Artist's book: forty-nine photographs from Korine's private files in order to reveal a side of the artist's creative process that remains largely unexamined. Depicting an unnamed, mysterious young girl moving through a televised landscape of shifting contexts, Pigxote further illustrates Korine's interest in replacing plot lines and other narrative tropes with intuitively arranged "experiential moments." They also provide a unique insight into the poetic mind of Nashville's most compelling prodigal son.
Published on the occasion of the exhibition Harmony Korine: Pigxote, January 8 - February 26, 2009, Vanderbilt University Fine Arts Gallery, Nashville, Tennessee.

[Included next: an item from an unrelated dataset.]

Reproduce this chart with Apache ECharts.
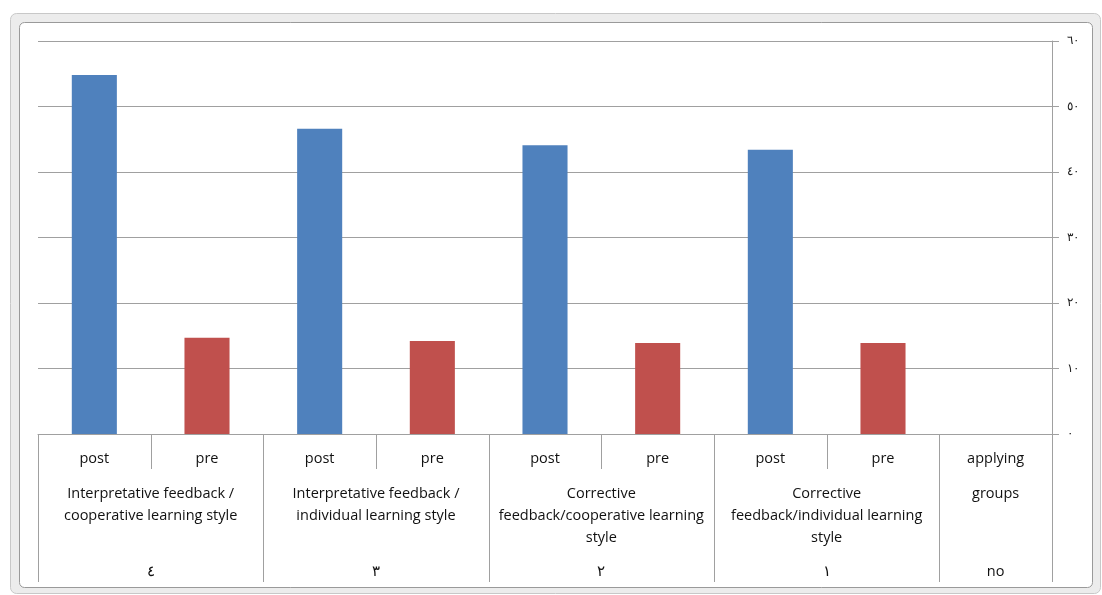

Harmony Korine is one of the most significant artists of his generation. After emerging onto the world stage in the 1990's as a screenwriter (
Kids) and director (
Gummo;
Julien Donkey-Boy), his intuitive, open-ended approach to realism created a polarizing fervor amongst critics.
Lesser known but no less relevant are Korine's experiments outside the world of
cinema.
A Crack-up At The Race Riots, his first book, adapted the possibilities of his brand of montage to text. Numerous collaborations with other artists (such as
Christopher Wool, Brian DeGraw, Gus Van Sant and
Mark Gonzales) further stretched Korine's imagination into realms of formalized abstraction, vaudeville, black metal nihilism, and ambient soundscapes.